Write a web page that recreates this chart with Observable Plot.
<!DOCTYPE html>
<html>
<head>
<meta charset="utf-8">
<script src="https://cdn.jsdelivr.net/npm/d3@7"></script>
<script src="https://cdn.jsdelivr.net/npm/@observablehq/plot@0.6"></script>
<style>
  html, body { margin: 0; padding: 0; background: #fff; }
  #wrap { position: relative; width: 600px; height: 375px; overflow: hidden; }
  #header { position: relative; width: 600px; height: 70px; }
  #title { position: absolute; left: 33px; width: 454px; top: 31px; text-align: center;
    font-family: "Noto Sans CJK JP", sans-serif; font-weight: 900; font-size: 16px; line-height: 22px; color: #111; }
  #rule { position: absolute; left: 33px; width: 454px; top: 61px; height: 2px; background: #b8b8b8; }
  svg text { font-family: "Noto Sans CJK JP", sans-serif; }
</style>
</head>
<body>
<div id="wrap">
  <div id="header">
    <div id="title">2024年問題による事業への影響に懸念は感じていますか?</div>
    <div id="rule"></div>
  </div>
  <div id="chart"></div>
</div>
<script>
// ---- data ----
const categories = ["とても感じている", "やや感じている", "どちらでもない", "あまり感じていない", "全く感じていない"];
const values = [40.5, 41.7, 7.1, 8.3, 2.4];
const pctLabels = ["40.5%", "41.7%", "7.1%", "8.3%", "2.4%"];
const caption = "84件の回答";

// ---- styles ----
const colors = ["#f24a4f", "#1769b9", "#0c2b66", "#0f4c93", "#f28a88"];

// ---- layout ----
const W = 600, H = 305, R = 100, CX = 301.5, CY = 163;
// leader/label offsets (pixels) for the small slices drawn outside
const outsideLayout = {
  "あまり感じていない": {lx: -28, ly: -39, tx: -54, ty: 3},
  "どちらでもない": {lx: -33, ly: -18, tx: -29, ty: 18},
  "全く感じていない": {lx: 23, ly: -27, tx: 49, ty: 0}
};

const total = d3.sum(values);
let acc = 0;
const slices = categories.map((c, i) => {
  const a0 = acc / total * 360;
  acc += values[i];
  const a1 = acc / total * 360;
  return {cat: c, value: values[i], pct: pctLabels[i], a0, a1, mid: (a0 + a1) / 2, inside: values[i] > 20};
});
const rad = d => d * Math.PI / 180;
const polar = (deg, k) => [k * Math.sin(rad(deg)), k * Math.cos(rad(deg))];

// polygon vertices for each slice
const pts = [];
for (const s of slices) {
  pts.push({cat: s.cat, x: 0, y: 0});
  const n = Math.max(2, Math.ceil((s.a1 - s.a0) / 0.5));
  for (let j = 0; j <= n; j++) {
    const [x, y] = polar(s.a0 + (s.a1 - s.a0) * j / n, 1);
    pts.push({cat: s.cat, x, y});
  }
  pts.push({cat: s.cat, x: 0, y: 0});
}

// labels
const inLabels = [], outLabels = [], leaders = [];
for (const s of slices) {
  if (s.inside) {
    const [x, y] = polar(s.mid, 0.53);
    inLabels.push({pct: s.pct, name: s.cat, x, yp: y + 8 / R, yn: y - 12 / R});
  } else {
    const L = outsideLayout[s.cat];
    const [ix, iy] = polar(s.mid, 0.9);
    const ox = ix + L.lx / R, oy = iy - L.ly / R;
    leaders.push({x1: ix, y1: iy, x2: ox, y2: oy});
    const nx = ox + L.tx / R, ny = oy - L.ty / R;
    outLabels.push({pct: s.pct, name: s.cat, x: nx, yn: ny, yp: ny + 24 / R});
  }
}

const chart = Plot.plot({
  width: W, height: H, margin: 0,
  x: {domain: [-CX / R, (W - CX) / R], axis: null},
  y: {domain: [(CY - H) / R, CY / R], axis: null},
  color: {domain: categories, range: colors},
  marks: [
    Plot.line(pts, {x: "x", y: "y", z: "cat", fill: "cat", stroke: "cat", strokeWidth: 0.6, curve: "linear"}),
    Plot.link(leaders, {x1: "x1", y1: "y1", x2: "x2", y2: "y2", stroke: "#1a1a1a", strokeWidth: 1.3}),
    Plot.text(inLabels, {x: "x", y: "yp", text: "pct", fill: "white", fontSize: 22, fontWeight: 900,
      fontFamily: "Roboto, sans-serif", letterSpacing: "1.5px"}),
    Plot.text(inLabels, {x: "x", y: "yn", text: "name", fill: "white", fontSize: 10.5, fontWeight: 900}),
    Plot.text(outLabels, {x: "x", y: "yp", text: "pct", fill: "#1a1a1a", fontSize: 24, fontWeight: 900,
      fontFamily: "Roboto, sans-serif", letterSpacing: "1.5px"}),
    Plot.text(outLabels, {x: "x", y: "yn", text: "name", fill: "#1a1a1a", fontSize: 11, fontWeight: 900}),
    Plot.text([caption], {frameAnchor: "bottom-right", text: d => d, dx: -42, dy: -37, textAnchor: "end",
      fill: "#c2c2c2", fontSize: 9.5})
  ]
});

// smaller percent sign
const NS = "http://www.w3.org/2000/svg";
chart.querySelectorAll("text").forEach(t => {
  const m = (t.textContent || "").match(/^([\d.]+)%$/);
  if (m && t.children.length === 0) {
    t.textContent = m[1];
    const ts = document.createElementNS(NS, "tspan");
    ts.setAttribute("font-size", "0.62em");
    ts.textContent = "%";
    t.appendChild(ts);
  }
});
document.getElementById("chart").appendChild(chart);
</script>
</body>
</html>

○ ○ ○ ○ ○

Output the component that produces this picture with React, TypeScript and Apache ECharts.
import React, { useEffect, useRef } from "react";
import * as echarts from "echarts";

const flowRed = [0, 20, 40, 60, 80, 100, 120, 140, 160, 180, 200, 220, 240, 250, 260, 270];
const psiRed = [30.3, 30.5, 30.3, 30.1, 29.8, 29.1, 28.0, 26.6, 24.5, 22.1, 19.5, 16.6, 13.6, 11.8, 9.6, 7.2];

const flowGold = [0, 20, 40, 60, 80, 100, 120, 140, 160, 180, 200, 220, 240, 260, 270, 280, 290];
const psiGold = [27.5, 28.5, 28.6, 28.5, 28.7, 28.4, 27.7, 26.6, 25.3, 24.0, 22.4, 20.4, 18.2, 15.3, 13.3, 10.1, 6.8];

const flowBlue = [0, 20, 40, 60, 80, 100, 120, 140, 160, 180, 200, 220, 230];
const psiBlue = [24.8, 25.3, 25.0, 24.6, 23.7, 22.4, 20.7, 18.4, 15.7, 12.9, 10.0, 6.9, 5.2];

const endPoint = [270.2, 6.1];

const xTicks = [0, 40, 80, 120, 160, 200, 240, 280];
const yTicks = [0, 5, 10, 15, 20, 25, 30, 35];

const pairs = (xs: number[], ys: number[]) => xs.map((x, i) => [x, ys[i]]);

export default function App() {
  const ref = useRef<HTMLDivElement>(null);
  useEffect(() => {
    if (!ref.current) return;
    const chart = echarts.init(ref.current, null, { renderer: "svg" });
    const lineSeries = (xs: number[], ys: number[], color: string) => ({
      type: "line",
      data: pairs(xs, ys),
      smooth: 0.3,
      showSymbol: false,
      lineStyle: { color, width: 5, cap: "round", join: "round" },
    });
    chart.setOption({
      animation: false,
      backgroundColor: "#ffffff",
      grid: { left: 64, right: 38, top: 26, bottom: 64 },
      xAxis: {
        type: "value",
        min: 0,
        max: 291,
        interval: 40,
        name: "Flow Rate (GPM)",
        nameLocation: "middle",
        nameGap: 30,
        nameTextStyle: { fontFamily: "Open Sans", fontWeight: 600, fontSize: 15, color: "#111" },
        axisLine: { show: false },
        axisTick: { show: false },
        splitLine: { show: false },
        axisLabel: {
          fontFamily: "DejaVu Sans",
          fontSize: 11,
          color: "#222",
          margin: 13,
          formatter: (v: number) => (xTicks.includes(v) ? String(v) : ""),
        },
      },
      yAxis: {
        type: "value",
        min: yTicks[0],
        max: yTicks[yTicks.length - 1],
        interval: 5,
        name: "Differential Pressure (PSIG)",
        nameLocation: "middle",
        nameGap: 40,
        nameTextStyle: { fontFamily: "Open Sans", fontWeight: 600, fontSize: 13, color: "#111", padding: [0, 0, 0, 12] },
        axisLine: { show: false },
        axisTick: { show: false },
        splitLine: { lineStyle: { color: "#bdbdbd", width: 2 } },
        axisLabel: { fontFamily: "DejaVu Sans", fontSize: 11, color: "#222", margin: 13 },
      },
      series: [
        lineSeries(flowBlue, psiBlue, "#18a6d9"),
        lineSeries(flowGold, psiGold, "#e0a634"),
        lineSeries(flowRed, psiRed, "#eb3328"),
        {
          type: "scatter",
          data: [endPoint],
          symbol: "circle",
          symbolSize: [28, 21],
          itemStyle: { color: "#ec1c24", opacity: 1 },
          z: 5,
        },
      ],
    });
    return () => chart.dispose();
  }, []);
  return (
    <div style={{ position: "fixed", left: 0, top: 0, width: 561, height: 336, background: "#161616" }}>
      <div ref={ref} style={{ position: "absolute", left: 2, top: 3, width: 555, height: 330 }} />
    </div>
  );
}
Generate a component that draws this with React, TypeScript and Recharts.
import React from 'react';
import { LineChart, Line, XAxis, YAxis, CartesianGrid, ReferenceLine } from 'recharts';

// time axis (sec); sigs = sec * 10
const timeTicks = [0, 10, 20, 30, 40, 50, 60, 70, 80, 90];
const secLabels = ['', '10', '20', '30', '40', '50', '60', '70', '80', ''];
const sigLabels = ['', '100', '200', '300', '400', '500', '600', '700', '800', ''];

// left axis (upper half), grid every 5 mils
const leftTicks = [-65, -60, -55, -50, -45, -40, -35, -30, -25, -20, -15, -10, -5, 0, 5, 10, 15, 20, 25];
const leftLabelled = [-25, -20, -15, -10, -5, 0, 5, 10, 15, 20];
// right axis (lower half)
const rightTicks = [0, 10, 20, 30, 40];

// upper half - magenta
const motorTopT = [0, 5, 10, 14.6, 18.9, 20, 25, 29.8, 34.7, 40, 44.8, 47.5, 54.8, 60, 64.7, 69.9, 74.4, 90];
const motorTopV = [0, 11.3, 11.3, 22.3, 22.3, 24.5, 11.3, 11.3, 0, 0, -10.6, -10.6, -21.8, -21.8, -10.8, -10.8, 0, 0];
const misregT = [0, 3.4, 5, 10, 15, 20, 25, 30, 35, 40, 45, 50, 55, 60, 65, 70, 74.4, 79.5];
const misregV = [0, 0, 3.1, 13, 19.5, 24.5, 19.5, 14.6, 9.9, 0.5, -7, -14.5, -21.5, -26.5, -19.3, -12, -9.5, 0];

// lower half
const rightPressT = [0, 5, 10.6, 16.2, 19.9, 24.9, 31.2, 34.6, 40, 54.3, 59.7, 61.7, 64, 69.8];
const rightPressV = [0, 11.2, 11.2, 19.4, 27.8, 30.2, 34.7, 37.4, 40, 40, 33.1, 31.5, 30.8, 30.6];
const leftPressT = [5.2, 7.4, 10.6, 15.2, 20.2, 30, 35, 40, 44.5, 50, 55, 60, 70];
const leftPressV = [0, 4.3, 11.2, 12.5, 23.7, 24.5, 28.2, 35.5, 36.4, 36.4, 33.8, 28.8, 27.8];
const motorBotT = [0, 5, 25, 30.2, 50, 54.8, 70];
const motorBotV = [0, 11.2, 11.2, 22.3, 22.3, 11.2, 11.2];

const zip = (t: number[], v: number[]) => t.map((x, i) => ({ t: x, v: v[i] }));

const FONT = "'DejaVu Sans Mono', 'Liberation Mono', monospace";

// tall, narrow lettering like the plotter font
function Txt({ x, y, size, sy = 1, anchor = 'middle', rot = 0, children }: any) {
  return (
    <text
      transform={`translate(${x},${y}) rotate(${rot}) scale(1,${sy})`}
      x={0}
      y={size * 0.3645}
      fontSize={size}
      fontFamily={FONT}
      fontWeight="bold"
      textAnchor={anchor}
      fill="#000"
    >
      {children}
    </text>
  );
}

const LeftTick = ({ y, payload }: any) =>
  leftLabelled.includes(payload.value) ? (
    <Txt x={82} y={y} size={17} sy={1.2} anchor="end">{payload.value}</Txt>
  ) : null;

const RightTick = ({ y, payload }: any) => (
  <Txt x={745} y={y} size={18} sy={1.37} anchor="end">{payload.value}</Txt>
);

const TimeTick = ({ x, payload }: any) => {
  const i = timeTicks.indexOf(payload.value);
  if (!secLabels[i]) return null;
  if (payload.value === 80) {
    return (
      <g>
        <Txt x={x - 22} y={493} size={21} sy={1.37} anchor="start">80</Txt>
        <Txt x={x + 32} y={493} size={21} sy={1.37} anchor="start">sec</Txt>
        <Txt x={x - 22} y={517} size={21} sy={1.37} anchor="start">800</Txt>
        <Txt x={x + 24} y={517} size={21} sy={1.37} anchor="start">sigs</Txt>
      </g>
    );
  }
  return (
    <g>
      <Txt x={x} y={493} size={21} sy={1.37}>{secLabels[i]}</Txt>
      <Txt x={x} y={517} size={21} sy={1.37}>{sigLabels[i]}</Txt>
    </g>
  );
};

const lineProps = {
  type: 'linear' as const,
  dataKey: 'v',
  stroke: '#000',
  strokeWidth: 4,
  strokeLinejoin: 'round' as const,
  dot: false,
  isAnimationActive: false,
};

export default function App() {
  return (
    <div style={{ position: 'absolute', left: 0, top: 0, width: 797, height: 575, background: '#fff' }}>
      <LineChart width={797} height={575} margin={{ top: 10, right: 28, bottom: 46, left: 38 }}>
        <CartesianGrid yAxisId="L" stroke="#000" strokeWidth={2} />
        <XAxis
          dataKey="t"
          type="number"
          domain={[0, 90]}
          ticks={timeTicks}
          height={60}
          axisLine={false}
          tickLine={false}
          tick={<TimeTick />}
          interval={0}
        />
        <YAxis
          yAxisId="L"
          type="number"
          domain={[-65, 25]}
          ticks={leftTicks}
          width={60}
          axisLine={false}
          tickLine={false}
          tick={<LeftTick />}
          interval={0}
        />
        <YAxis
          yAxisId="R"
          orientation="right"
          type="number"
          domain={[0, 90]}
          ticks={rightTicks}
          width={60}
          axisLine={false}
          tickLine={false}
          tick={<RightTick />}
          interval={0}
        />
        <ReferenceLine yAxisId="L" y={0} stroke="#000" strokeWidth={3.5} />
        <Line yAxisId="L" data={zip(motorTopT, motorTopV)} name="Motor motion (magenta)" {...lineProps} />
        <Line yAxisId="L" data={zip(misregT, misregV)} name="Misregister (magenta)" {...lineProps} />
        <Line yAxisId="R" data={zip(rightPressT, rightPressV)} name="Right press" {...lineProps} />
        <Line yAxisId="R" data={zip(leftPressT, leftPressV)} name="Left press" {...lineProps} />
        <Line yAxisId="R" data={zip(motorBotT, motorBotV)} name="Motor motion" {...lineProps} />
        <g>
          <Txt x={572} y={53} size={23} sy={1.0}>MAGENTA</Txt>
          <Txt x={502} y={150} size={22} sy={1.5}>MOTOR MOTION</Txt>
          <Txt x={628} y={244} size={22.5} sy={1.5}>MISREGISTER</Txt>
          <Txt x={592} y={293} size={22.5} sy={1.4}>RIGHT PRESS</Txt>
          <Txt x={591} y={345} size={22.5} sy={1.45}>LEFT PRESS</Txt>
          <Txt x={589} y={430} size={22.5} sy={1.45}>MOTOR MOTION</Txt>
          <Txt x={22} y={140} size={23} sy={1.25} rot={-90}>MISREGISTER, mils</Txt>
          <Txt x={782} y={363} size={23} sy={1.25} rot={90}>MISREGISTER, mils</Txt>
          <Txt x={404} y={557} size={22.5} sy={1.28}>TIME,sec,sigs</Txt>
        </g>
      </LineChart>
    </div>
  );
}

○ ○ ○ ○ ○

* To be done
Print exactly the run of lines that starts at the line with "Output the component" and ends at the line with "const pairs = (xs: number[], ys: number[])". Leave out every other line.

* Task answer
Output the component that produces this picture with React, TypeScript and Apache ECharts.
import React, { useEffect, useRef } from "react";
import * as echarts from "echarts";

const flowRed = [0, 20, 40, 60, 80, 100, 120, 140, 160, 180, 200, 220, 240, 250, 260, 270];
const psiRed = [30.3, 30.5, 30.3, 30.1, 29.8, 29.1, 28.0, 26.6, 24.5, 22.1, 19.5, 16.6, 13.6, 11.8, 9.6, 7.2];

const flowGold = [0, 20, 40, 60, 80, 100, 120, 140, 160, 180, 200, 220, 240, 260, 270, 280, 290];
const psiGold = [27.5, 28.5, 28.6, 28.5, 28.7, 28.4, 27.7, 26.6, 25.3, 24.0, 22.4, 20.4, 18.2, 15.3, 13.3, 10.1, 6.8];

const flowBlue = [0, 20, 40, 60, 80, 100, 120, 140, 160, 180, 200, 220, 230];
const psiBlue = [24.8, 25.3, 25.0, 24.6, 23.7, 22.4, 20.7, 18.4, 15.7, 12.9, 10.0, 6.9, 5.2];

const endPoint = [270.2, 6.1];

const xTicks = [0, 40, 80, 120, 160, 200, 240, 280];
const yTicks = [0, 5, 10, 15, 20, 25, 30, 35];

const pairs = (xs: number[], ys: number[]) => xs.map((x, i) => [x, ys[i]]);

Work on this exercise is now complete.